• **Exercise requirements**:
Can all of these lines be returned exactly?

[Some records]
[start]

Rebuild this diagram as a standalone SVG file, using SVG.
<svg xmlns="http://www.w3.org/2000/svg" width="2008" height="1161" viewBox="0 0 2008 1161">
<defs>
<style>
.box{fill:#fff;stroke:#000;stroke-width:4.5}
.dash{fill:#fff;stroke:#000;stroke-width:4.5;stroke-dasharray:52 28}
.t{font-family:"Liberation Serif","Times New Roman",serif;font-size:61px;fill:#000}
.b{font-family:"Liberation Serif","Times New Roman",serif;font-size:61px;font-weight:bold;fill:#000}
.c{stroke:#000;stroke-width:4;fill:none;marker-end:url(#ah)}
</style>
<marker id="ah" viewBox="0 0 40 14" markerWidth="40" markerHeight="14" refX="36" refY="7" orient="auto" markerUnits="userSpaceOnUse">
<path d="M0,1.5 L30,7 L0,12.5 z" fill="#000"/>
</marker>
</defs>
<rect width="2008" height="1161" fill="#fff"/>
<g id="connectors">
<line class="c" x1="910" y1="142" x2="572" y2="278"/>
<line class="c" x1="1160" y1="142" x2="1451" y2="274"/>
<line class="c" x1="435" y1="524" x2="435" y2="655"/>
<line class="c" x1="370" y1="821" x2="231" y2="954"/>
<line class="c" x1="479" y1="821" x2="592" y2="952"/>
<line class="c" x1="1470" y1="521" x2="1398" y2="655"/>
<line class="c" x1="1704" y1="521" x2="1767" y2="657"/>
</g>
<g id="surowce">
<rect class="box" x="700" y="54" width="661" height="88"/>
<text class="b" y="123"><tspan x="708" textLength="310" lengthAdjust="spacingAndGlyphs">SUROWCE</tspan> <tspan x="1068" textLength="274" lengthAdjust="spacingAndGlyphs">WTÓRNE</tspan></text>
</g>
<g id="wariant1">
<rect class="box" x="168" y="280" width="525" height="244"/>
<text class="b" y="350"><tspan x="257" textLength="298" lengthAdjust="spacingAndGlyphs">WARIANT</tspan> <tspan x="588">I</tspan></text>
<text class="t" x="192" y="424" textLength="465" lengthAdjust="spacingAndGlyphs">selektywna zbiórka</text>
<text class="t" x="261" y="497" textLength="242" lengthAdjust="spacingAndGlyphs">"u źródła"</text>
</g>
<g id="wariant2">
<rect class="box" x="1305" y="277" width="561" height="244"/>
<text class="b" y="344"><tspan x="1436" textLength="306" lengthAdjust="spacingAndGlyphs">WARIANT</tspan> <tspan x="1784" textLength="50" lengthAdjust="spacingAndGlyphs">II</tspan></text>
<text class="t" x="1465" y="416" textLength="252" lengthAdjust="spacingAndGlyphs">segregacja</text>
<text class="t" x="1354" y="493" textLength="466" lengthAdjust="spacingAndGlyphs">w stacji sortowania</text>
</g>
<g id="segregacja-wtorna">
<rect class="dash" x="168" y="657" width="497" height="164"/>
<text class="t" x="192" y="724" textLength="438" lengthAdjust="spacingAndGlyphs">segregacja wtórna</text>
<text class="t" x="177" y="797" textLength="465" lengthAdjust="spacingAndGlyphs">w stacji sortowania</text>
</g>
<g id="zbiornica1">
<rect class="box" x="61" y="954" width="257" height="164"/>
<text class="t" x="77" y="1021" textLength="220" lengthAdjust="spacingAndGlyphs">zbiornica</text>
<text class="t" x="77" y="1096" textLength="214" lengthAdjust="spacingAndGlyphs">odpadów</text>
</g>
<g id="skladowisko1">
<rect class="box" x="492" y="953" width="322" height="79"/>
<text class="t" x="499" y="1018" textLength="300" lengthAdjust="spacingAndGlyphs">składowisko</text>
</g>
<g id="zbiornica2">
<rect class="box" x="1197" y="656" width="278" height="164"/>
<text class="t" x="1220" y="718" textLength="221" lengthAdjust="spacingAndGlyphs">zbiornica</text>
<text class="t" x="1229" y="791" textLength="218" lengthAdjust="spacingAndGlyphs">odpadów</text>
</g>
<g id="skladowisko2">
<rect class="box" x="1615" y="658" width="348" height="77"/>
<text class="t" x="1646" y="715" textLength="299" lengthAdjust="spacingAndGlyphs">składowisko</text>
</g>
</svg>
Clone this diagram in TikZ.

[end]

• **Correct output**:
Rebuild this diagram as a standalone SVG file, using SVG.
<svg xmlns="http://www.w3.org/2000/svg" width="2008" height="1161" viewBox="0 0 2008 1161">
<defs>
<style>
.box{fill:#fff;stroke:#000;stroke-width:4.5}
.dash{fill:#fff;stroke:#000;stroke-width:4.5;stroke-dasharray:52 28}
.t{font-family:"Liberation Serif","Times New Roman",serif;font-size:61px;fill:#000}
.b{font-family:"Liberation Serif","Times New Roman",serif;font-size:61px;font-weight:bold;fill:#000}
.c{stroke:#000;stroke-width:4;fill:none;marker-end:url(#ah)}
</style>
<marker id="ah" viewBox="0 0 40 14" markerWidth="40" markerHeight="14" refX="36" refY="7" orient="auto" markerUnits="userSpaceOnUse">
<path d="M0,1.5 L30,7 L0,12.5 z" fill="#000"/>
</marker>
</defs>
<rect width="2008" height="1161" fill="#fff"/>
<g id="connectors">
<line class="c" x1="910" y1="142" x2="572" y2="278"/>
<line class="c" x1="1160" y1="142" x2="1451" y2="274"/>
<line class="c" x1="435" y1="524" x2="435" y2="655"/>
<line class="c" x1="370" y1="821" x2="231" y2="954"/>
<line class="c" x1="479" y1="821" x2="592" y2="952"/>
<line class="c" x1="1470" y1="521" x2="1398" y2="655"/>
<line class="c" x1="1704" y1="521" x2="1767" y2="657"/>
</g>
<g id="surowce">
<rect class="box" x="700" y="54" width="661" height="88"/>
<text class="b" y="123"><tspan x="708" textLength="310" lengthAdjust="spacingAndGlyphs">SUROWCE</tspan> <tspan x="1068" textLength="274" lengthAdjust="spacingAndGlyphs">WTÓRNE</tspan></text>
</g>
<g id="wariant1">
<rect class="box" x="168" y="280" width="525" height="244"/>
<text class="b" y="350"><tspan x="257" textLength="298" lengthAdjust="spacingAndGlyphs">WARIANT</tspan> <tspan x="588">I</tspan></text>
<text class="t" x="192" y="424" textLength="465" lengthAdjust="spacingAndGlyphs">selektywna zbiórka</text>
<text class="t" x="261" y="497" textLength="242" lengthAdjust="spacingAndGlyphs">"u źródła"</text>
</g>
<g id="wariant2">
<rect class="box" x="1305" y="277" width="561" height="244"/>
<text class="b" y="344"><tspan x="1436" textLength="306" lengthAdjust="spacingAndGlyphs">WARIANT</tspan> <tspan x="1784" textLength="50" lengthAdjust="spacingAndGlyphs">II</tspan></text>
<text class="t" x="1465" y="416" textLength="252" lengthAdjust="spacingAndGlyphs">segregacja</text>
<text class="t" x="1354" y="493" textLength="466" lengthAdjust="spacingAndGlyphs">w stacji sortowania</text>
</g>
<g id="segregacja-wtorna">
<rect class="dash" x="168" y="657" width="497" height="164"/>
<text class="t" x="192" y="724" textLength="438" lengthAdjust="spacingAndGlyphs">segregacja wtórna</text>
<text class="t" x="177" y="797" textLength="465" lengthAdjust="spacingAndGlyphs">w stacji sortowania</text>
</g>
<g id="zbiornica1">
<rect class="box" x="61" y="954" width="257" height="164"/>
<text class="t" x="77" y="1021" textLength="220" lengthAdjust="spacingAndGlyphs">zbiornica</text>
<text class="t" x="77" y="1096" textLength="214" lengthAdjust="spacingAndGlyphs">odpadów</text>
</g>
<g id="skladowisko1">
<rect class="box" x="492" y="953" width="322" height="79"/>
<text class="t" x="499" y="1018" textLength="300" lengthAdjust="spacingAndGlyphs">składowisko</text>
</g>
<g id="zbiornica2">
<rect class="box" x="1197" y="656" width="278" height="164"/>
<text class="t" x="1220" y="718" textLength="221" lengthAdjust="spacingAndGlyphs">zbiornica</text>
<text class="t" x="1229" y="791" textLength="218" lengthAdjust="spacingAndGlyphs">odpadów</text>
</g>
<g id="skladowisko2">
<rect class="box" x="1615" y="658" width="348" height="77"/>
<text class="t" x="1646" y="715" textLength="299" lengthAdjust="spacingAndGlyphs">składowisko</text>
</g>
</svg>
Clone this diagram in TikZ.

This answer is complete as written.